The multiple endings provide some replayability value and they tie in with achievements available through Steam. I’d love to be able to play again to discover more about the protagonist and what happened to her as I have so many unanswered questions; but if I’m being completely honest I’m not sure I’ll be able to do that for quite some time. Playing this game wasn’t an enjoyable experience. That’s not because LKA’s release is a bad one but because its story is so raw, so incredibly horrific yet grounded in reality that it left my skin crawling.

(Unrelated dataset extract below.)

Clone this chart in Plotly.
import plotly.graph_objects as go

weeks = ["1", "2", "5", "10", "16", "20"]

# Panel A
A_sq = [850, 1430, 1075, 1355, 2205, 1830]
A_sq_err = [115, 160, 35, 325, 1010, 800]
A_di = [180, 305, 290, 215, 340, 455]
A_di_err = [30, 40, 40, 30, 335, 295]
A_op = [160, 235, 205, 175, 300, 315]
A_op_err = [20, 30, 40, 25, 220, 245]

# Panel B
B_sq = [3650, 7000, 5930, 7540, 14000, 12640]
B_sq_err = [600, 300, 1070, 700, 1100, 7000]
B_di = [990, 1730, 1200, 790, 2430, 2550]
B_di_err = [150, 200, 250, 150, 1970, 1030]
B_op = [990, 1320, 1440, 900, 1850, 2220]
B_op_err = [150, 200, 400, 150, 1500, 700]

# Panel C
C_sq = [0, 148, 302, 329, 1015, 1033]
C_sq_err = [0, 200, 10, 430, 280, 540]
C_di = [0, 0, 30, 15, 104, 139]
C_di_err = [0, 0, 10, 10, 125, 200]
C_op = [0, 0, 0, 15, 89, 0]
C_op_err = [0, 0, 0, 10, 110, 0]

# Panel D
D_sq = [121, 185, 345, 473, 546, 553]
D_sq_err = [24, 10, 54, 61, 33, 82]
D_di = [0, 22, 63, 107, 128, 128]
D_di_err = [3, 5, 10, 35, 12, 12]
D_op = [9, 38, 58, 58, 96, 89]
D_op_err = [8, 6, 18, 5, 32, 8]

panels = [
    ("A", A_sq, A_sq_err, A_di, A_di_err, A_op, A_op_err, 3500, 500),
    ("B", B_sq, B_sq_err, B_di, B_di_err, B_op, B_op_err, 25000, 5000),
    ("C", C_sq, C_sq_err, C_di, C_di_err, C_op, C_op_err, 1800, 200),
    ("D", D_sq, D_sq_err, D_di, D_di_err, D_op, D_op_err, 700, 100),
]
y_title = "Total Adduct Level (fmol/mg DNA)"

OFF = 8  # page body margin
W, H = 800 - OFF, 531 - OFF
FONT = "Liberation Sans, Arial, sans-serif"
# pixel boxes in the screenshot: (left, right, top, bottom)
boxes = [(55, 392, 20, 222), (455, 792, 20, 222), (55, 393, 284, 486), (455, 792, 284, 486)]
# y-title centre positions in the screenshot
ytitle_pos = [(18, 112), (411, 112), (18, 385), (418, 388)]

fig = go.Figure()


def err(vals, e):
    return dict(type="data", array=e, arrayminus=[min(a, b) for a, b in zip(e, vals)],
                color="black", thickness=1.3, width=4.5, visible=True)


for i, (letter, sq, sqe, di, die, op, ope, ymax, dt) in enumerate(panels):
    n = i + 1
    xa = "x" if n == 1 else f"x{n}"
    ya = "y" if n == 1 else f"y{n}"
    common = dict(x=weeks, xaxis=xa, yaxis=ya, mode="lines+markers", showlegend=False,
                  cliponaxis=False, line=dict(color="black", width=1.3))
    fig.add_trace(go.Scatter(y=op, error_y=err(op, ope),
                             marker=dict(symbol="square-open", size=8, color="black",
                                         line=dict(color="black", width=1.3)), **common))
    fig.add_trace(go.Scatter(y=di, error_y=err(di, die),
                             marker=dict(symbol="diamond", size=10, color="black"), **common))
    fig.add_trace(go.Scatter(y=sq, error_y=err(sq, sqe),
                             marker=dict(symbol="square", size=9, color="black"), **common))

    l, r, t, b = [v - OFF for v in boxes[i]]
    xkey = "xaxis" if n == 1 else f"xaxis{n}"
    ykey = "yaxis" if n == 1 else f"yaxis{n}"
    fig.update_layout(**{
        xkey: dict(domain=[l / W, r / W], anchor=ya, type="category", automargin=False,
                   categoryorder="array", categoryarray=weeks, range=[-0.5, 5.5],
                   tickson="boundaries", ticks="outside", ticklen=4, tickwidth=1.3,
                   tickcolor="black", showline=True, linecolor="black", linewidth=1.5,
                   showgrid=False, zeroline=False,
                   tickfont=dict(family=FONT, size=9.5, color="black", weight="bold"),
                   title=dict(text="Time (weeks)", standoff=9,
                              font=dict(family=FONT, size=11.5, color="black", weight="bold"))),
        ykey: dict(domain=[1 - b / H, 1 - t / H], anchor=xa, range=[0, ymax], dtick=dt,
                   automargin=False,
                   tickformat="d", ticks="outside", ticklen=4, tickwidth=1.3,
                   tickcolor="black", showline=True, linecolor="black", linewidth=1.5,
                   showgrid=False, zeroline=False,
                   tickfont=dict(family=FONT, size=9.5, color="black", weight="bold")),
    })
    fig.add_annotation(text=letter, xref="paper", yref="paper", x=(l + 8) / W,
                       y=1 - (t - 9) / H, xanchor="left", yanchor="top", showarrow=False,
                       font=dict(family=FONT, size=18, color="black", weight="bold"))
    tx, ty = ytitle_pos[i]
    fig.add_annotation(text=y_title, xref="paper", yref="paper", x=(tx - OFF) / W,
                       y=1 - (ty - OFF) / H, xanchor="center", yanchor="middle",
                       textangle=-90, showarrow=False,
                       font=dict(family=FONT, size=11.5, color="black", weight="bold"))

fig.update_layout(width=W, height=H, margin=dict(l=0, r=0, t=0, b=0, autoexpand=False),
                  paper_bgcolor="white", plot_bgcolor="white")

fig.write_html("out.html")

It’s here where The Town of Light’s innovation lies. It’s to its credit that it doesn’t come across as trying to gratuitously shock but doesn’t shy away from showing unpleasant and uncomfortable scenes either. The patients queuing up for their showers, Renèe being subjected to a medical examination, the moment when she’s brutally pulled away from one small minute of happiness – they’re all presented to the player in a way that isn’t heartless yet effectively conveys how hopeless and dehumanising the situation is. The developer has chosen to tackle a subject matter not usually conveyed in video games and, while some will say that it isn’t necessarily ‘a game’, its evidence of what the medium can do.
There has been an increase in the number of narrative-driven titles on the market recently and they’re proof that video games can be more than just blood and violence. The medium is unique in that it can put the player in the shoes of someone entirely different from themselves and give an insight into what life is like. The Town of Light is highly ambitious in its aim to show how it would feel to be a person beset by mental illness and depression – but with several honours under its belt already, including the award for Excellence in Story & Story Telling at the Paris Game Connection 2014, it’s clearly going about it in the right way.
Some will say that this isn’t truly a ‘video game’ due to its lack of gameplay elements and others will find its focus too disturbing. Yes, it has its flaws and could sometimes do with a little more direction or clarification. But LKA has created a title that opens the players’ eyes to a sensitive subject matter in a way that isn’t gratuitous, and doesn’t try to shock or offend. Here is proof that video games can educate and raise awareness.
It may not be a ‘fun’ experience, but The Town of Light is an emotional, intense and brave one.